Turkey-US visa talks were positive, foreign ministry sources say

DAILY SABAH
ISTANBUL
Published 18.10.2017 17:13
Updated 19.10.2017 11:53
emFile Photo/em
File Photo

The visa talks conducted between Turkish and U.S. delegations at the Foreign Ministry building in capital Ankara were "positive," foreign ministry sources said Wednesday.

The talks started at 9:30 a.m. and reportedly lasted for about seven hours. The State Department's Deputy Assistant Secretary for European and Eurasian Affairs Jonathan Cohen joined the U.S. delegation, while the Turkish delegation was accompanied by the deputy undersecretaries of the foreign, interior and justice ministries.

Both the Turkish and the U.S. parties were reported to have laid down conditions to resolve the ongoing visa crisis. The U.S. demanded the Turkish government present proof regarding the terrorism charges of its two consulate employees, who were arrested last week, and guarantee that its employees will not be subject to Turkish judicial procedures. Turkey, on the other hand, wants the U.S. to reverse its visa suspension decision.

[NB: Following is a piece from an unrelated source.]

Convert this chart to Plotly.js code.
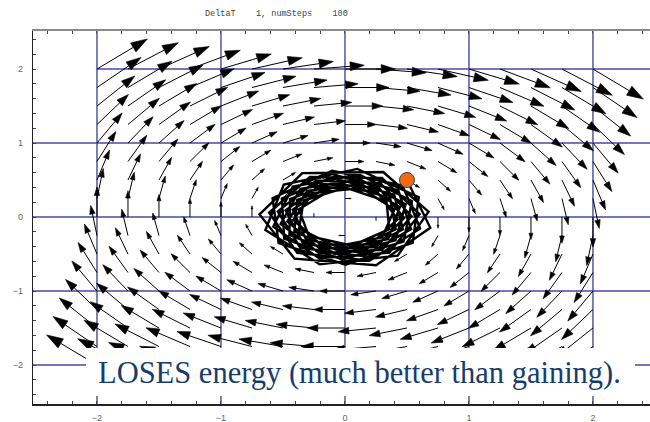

Foreign ministry sources noted that Turkey and the U.S. will continue to hold discussions regarding the visa crisis.

Meanwhile, Presidential spokesperson Ibrahim Kalın also underlined Wednesday that talks between Turkey and the U.S. over the ongoing crisis was heading in a "good direction."

Turkish national Metin Topuz, employed by the U.S. Consulate in Istanbul as a local worker, was remanded in custody over terrorism charges by an Istanbul court last week. Topuz is accused of having links to the Gülenist Terror Group (FETÖ), which was behind last year's defeated coup attempt, according to a judicial source.

The U.S. Embassy in Ankara later announced that all non-immigrant visa services at its diplomatic missions in Turkey had been suspended following Topuz's arrest.

Ankara retaliated by halting the processing of visa applications from the U.S. The move, announced online by the Turkish Embassy in Washington, affects visas in passports, electronic visas and visas at the borders, and was implemented immediately.

Turkish authorities also issued an arrest warrant last Monday for another personnel working for the U.S. Consulate in Istanbul, whose wife and son were interrogated by the police before being released.

Istanbul Chief Public Prosecutor's Office stated that the suspect, identified by his initials N.M.C. and who does not hold diplomatic immunity, was called for testimony. His family were detained in the central province of Amasya, it added.